* _Problem to solve_
Your output is the lines from the first one to the one containing "0.55, 0.68, 0.68, 0.70, 0.90, 1.26]", repeated exactly, with images left out.
**** Information supplied ****
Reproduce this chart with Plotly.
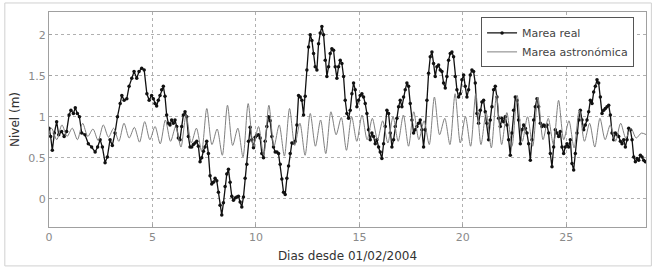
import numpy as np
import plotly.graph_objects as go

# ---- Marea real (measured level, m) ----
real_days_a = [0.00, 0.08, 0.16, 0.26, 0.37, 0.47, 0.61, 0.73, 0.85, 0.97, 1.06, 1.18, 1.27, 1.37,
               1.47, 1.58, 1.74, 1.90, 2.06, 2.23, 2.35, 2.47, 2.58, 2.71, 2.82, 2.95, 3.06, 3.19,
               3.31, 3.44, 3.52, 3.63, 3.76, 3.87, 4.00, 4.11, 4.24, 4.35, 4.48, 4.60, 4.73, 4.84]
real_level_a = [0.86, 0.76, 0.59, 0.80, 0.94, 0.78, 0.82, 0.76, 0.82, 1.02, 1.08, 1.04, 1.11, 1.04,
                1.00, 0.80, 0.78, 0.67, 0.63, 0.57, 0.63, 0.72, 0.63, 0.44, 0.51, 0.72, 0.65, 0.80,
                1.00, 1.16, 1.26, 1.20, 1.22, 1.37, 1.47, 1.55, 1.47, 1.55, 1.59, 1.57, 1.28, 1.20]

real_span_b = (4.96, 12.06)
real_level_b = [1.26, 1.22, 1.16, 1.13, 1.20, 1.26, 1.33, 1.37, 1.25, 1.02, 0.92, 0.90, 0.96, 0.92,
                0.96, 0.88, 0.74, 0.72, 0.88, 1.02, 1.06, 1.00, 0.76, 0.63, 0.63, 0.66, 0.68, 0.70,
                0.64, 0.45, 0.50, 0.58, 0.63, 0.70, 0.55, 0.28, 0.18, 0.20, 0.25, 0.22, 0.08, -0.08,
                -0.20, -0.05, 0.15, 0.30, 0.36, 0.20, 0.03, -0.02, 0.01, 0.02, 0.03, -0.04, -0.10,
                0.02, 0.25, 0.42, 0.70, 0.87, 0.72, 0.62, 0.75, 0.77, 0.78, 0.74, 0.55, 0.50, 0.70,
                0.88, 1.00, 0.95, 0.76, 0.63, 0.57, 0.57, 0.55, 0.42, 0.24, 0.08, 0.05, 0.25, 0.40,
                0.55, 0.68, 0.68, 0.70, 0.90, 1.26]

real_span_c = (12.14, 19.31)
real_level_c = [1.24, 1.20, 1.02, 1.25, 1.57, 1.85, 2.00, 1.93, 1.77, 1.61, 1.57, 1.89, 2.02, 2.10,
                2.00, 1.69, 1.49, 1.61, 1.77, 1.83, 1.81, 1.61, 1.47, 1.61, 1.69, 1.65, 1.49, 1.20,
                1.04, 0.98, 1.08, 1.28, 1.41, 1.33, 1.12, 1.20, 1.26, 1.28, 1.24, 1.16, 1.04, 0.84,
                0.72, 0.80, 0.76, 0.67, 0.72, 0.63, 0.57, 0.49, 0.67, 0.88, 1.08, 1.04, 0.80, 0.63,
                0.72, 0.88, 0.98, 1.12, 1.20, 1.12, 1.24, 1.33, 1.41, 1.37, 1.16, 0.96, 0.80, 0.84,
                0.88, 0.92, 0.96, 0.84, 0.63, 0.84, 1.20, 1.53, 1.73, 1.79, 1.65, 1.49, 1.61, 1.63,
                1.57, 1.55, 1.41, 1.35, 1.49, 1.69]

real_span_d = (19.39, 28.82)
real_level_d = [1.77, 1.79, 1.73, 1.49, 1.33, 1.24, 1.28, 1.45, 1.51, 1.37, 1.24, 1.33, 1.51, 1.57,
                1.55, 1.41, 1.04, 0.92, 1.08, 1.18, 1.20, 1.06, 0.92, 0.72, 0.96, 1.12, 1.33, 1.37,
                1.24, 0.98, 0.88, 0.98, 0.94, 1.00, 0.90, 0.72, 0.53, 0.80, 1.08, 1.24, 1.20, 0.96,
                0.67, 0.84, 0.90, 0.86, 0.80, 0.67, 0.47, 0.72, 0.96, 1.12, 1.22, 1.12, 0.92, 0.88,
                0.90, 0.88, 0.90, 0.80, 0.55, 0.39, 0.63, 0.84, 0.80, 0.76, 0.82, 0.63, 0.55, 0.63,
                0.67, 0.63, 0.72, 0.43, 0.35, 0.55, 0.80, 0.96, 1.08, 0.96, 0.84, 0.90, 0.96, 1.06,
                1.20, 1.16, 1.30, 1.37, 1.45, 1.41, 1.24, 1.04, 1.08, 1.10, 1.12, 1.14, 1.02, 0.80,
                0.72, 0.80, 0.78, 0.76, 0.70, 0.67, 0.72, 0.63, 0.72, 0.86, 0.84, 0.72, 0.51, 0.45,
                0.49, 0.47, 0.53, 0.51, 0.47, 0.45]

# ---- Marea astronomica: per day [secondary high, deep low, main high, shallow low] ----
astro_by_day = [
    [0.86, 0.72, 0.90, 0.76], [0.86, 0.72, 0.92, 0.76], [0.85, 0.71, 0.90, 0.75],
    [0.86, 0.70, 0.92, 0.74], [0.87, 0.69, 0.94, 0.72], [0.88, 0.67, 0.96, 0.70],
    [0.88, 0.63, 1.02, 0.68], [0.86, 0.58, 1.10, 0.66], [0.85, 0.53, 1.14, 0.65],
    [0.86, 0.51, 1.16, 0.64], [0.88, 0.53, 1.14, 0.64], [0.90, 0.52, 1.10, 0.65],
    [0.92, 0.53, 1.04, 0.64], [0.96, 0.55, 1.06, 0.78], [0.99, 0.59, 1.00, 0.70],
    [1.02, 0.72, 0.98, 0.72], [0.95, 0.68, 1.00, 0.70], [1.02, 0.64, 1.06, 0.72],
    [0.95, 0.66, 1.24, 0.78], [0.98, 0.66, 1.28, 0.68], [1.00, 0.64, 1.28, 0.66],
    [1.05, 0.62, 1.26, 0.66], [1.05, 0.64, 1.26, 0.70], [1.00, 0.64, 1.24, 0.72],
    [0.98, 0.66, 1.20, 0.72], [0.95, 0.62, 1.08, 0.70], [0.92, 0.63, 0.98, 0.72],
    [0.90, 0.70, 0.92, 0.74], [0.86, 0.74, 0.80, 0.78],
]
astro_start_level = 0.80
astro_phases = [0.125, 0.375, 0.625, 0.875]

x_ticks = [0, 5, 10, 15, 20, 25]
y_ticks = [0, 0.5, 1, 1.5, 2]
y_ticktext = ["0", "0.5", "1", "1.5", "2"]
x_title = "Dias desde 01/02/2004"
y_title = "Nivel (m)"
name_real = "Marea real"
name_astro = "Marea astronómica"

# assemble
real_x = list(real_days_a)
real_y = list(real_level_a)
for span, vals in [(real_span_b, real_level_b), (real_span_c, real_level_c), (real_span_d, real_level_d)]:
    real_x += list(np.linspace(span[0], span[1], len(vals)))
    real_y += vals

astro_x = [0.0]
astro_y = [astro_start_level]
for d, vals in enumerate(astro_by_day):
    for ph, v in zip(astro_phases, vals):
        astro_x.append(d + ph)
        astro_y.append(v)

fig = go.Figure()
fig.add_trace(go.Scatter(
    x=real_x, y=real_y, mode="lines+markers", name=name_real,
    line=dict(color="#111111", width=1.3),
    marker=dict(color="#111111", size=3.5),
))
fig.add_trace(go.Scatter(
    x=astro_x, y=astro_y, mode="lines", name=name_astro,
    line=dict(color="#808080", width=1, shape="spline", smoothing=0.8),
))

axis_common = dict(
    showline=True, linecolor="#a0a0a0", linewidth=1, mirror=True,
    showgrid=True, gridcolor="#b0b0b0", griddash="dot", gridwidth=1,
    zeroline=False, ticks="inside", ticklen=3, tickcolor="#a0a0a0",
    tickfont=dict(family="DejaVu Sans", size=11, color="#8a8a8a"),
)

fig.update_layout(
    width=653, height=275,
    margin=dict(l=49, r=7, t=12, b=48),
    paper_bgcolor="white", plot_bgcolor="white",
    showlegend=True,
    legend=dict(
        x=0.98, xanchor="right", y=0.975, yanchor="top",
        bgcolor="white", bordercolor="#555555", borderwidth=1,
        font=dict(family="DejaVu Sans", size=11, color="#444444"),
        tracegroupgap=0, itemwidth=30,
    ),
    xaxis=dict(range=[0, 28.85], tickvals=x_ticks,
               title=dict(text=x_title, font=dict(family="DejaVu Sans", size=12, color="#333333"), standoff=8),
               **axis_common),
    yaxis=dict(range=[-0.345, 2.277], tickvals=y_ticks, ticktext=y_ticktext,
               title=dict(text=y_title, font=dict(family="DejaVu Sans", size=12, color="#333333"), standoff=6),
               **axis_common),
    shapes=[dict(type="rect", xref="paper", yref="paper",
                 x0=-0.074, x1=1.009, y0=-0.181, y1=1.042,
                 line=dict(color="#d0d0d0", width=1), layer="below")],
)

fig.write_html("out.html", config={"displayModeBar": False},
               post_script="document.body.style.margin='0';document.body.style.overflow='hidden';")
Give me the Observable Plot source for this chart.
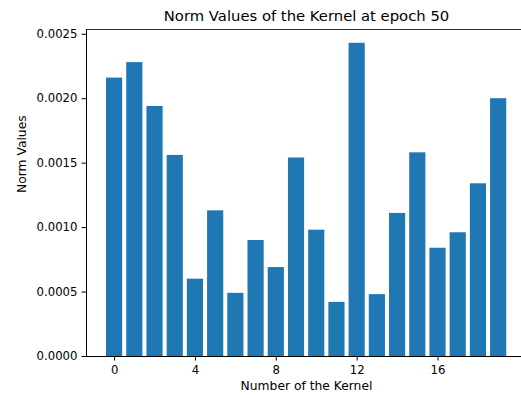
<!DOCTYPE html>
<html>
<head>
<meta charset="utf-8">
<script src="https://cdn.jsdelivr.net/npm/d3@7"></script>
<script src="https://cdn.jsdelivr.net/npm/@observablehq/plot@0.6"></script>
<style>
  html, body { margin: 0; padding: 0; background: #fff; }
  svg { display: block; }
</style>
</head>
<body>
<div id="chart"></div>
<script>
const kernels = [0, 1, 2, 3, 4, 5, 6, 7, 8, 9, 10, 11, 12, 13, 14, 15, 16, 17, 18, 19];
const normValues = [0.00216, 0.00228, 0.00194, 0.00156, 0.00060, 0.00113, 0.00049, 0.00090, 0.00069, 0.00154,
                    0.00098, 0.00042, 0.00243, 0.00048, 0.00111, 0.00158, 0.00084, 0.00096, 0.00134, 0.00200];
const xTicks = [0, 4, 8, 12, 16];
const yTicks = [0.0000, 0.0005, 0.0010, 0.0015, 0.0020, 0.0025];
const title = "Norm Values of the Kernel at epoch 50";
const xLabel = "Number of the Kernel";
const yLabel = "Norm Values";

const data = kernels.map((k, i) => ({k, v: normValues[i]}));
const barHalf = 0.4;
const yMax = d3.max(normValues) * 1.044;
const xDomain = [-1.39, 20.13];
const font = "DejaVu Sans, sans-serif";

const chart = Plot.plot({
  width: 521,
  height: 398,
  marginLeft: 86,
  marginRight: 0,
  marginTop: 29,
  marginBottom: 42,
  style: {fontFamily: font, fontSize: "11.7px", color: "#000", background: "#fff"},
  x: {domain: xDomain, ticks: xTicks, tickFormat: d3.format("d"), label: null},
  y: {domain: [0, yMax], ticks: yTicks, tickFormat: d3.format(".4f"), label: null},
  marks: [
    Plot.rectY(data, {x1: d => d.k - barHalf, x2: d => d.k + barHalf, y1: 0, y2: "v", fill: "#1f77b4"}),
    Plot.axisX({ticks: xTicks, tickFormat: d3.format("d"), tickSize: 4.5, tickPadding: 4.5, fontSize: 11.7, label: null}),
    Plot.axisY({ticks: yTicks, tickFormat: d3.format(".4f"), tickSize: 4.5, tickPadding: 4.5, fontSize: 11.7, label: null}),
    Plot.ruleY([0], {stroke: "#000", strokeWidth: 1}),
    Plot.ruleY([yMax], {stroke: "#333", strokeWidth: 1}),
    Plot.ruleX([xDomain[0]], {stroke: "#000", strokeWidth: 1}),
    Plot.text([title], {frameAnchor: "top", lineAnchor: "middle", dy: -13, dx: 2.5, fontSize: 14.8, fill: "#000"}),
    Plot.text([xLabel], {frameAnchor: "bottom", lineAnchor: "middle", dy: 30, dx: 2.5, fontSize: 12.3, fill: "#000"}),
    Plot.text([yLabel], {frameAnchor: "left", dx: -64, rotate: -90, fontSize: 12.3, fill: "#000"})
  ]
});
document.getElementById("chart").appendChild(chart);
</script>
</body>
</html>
****
* _Correct result_
Reproduce this chart with Plotly.
import numpy as np
import plotly.graph_objects as go

# ---- Marea real (measured level, m) ----
real_days_a = [0.00, 0.08, 0.16, 0.26, 0.37, 0.47, 0.61, 0.73, 0.85, 0.97, 1.06, 1.18, 1.27, 1.37,
               1.47, 1.58, 1.74, 1.90, 2.06, 2.23, 2.35, 2.47, 2.58, 2.71, 2.82, 2.95, 3.06, 3.19,
               3.31, 3.44, 3.52, 3.63, 3.76, 3.87, 4.00, 4.11, 4.24, 4.35, 4.48, 4.60, 4.73, 4.84]
real_level_a = [0.86, 0.76, 0.59, 0.80, 0.94, 0.78, 0.82, 0.76, 0.82, 1.02, 1.08, 1.04, 1.11, 1.04,
                1.00, 0.80, 0.78, 0.67, 0.63, 0.57, 0.63, 0.72, 0.63, 0.44, 0.51, 0.72, 0.65, 0.80,
                1.00, 1.16, 1.26, 1.20, 1.22, 1.37, 1.47, 1.55, 1.47, 1.55, 1.59, 1.57, 1.28, 1.20]

real_span_b = (4.96, 12.06)
real_level_b = [1.26, 1.22, 1.16, 1.13, 1.20, 1.26, 1.33, 1.37, 1.25, 1.02, 0.92, 0.90, 0.96, 0.92,
                0.96, 0.88, 0.74, 0.72, 0.88, 1.02, 1.06, 1.00, 0.76, 0.63, 0.63, 0.66, 0.68, 0.70,
                0.64, 0.45, 0.50, 0.58, 0.63, 0.70, 0.55, 0.28, 0.18, 0.20, 0.25, 0.22, 0.08, -0.08,
                -0.20, -0.05, 0.15, 0.30, 0.36, 0.20, 0.03, -0.02, 0.01, 0.02, 0.03, -0.04, -0.10,
                0.02, 0.25, 0.42, 0.70, 0.87, 0.72, 0.62, 0.75, 0.77, 0.78, 0.74, 0.55, 0.50, 0.70,
                0.88, 1.00, 0.95, 0.76, 0.63, 0.57, 0.57, 0.55, 0.42, 0.24, 0.08, 0.05, 0.25, 0.40,
                0.55, 0.68, 0.68, 0.70, 0.90, 1.26]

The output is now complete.